***** DATA FOR THIS TASK
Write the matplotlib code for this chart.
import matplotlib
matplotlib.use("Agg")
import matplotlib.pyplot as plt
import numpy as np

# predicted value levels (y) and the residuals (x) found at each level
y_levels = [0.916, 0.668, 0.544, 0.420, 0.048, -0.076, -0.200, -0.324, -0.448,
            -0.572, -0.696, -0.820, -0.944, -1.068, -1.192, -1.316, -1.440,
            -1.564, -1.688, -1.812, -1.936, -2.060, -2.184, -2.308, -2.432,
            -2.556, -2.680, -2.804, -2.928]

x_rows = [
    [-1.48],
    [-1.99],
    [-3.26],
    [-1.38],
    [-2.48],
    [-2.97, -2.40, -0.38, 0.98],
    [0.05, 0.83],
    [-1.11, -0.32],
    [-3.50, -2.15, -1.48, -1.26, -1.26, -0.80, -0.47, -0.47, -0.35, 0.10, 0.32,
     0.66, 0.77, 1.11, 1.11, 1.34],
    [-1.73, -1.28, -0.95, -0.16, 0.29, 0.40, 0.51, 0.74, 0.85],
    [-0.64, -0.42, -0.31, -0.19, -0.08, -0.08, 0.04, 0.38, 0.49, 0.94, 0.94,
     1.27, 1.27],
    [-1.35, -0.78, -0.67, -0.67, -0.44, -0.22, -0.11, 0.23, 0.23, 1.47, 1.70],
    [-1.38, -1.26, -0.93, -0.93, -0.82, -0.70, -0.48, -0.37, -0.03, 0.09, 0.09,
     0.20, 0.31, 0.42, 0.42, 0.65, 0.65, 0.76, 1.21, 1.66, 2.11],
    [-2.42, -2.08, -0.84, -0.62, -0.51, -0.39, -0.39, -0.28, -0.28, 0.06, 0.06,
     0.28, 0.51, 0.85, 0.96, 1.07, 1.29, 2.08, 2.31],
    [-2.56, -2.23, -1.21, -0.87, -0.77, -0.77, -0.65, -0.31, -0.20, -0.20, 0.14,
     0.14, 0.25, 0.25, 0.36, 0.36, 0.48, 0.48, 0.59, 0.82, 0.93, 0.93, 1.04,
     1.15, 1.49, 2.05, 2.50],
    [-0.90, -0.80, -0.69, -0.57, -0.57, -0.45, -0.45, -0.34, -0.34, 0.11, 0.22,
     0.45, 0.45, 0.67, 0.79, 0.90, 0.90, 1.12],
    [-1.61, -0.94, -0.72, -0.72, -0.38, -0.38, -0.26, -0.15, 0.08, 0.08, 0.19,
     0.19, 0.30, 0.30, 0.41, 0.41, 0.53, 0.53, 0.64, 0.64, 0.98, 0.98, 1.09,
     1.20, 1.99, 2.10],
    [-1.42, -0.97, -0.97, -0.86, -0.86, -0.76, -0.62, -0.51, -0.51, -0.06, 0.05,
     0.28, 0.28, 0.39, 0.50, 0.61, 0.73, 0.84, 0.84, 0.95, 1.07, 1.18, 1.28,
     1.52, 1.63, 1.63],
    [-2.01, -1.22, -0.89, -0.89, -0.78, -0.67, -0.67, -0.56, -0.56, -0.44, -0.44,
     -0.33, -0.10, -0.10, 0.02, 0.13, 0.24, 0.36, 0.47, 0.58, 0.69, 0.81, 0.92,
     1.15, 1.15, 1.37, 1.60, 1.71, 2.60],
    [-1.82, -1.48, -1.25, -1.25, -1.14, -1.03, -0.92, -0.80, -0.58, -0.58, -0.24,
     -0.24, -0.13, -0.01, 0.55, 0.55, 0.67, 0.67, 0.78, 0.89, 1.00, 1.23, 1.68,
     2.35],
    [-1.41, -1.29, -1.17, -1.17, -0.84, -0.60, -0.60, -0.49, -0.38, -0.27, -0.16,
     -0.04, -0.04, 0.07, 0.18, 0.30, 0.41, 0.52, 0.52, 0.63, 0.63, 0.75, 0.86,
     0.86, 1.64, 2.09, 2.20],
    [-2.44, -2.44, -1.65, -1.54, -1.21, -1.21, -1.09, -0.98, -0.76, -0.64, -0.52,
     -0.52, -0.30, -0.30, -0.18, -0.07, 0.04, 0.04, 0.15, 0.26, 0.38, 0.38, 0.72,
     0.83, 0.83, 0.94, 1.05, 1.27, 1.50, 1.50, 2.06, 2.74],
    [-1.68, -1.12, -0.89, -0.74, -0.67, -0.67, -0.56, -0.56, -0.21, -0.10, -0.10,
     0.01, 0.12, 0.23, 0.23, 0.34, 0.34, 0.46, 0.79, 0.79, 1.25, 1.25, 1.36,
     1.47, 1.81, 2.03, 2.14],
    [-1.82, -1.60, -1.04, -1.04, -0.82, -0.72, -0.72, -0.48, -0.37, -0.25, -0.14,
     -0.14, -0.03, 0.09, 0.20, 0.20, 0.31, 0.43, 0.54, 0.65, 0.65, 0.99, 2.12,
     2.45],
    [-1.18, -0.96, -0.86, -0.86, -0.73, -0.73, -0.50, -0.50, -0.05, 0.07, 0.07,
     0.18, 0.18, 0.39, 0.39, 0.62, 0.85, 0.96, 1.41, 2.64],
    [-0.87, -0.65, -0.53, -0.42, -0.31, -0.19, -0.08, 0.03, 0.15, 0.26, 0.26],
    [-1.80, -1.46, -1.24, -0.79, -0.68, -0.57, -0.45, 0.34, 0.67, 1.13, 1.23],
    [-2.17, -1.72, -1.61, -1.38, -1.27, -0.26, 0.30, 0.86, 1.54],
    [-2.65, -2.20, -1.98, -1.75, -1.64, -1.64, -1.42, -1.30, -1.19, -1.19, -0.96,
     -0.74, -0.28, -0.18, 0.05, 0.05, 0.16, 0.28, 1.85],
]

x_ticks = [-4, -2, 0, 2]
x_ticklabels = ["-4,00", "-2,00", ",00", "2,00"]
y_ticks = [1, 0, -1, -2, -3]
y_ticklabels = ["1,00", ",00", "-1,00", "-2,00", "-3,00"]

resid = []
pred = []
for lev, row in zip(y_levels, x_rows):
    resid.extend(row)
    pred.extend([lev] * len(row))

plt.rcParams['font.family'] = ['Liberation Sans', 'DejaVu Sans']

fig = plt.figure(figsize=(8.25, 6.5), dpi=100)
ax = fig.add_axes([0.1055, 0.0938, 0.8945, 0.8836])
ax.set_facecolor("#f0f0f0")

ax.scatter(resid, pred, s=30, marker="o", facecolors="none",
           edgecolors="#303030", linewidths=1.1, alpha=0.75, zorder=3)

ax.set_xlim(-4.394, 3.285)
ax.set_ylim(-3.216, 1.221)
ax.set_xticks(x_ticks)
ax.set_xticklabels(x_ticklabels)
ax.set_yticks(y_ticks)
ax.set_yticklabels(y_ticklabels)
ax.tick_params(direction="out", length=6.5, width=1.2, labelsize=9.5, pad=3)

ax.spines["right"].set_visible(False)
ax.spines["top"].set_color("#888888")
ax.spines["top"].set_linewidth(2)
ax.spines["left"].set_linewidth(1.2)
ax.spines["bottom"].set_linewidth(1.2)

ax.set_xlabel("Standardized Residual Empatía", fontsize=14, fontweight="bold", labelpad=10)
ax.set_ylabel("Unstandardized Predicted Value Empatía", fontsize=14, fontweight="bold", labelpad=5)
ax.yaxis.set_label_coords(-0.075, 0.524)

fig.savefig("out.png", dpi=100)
**********
***** DATA FOR THIS TASK
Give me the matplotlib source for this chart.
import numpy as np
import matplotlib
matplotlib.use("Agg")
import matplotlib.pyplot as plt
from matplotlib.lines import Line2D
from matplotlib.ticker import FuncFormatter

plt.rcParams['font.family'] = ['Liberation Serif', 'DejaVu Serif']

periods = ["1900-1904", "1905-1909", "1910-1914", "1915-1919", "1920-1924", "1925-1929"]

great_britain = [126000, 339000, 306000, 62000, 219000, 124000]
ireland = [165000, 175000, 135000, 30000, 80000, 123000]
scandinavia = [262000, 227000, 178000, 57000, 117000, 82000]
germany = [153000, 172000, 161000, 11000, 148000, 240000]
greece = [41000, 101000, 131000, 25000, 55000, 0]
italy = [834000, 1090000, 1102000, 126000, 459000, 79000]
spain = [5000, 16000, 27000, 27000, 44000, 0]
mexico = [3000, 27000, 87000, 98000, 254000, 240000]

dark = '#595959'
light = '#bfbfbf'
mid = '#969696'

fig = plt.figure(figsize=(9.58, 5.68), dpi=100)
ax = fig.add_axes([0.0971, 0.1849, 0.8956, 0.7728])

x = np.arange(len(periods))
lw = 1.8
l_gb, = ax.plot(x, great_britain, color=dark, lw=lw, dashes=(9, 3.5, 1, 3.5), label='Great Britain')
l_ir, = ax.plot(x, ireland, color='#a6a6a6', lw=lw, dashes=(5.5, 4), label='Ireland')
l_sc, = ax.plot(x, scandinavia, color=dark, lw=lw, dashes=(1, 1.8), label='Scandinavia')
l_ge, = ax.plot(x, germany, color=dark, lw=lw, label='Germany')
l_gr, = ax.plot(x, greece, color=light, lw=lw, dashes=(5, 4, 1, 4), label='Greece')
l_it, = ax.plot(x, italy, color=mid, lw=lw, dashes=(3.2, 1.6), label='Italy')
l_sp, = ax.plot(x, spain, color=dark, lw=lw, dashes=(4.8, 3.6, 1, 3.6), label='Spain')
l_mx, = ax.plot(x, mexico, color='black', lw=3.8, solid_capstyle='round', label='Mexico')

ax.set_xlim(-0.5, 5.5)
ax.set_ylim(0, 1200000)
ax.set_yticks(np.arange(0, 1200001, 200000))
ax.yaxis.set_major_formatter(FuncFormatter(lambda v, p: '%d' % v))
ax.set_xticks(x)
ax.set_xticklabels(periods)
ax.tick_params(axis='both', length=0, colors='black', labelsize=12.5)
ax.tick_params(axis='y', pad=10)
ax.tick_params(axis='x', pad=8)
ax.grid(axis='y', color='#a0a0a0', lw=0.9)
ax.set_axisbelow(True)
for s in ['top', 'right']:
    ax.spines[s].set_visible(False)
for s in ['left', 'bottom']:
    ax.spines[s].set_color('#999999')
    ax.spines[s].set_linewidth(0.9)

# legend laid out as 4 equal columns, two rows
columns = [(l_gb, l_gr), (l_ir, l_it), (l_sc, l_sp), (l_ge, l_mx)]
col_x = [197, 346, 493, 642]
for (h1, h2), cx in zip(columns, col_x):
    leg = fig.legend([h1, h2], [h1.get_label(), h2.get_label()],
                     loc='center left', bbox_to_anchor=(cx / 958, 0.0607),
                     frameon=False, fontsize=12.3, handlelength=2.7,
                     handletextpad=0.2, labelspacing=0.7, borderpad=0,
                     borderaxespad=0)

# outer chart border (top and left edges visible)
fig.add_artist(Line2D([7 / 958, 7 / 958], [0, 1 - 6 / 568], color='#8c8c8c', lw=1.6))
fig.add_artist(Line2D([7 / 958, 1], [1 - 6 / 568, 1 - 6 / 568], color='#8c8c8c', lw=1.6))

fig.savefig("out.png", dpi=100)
**********
**BRIEF**.
Among the entries above, find the line with "Give me the matplotlib source for this chart." and the line with "ax = fig.add_axes([0.0971, 0.1849, 0.8956, 0.7728])"; give again exactly these two lines and all lines between them.

**EXERCISE SOLUTION**.
Give me the matplotlib source for this chart.
import numpy as np
import matplotlib
matplotlib.use("Agg")
import matplotlib.pyplot as plt
from matplotlib.lines import Line2D
from matplotlib.ticker import FuncFormatter

plt.rcParams['font.family'] = ['Liberation Serif', 'DejaVu Serif']

periods = ["1900-1904", "1905-1909", "1910-1914", "1915-1919", "1920-1924", "1925-1929"]

great_britain = [126000, 339000, 306000, 62000, 219000, 124000]
ireland = [165000, 175000, 135000, 30000, 80000, 123000]
scandinavia = [262000, 227000, 178000, 57000, 117000, 82000]
germany = [153000, 172000, 161000, 11000, 148000, 240000]
greece = [41000, 101000, 131000, 25000, 55000, 0]
italy = [834000, 1090000, 1102000, 126000, 459000, 79000]
spain = [5000, 16000, 27000, 27000, 44000, 0]
mexico = [3000, 27000, 87000, 98000, 254000, 240000]

dark = '#595959'
light = '#bfbfbf'
mid = '#969696'

fig = plt.figure(figsize=(9.58, 5.68), dpi=100)
ax = fig.add_axes([0.0971, 0.1849, 0.8956, 0.7728])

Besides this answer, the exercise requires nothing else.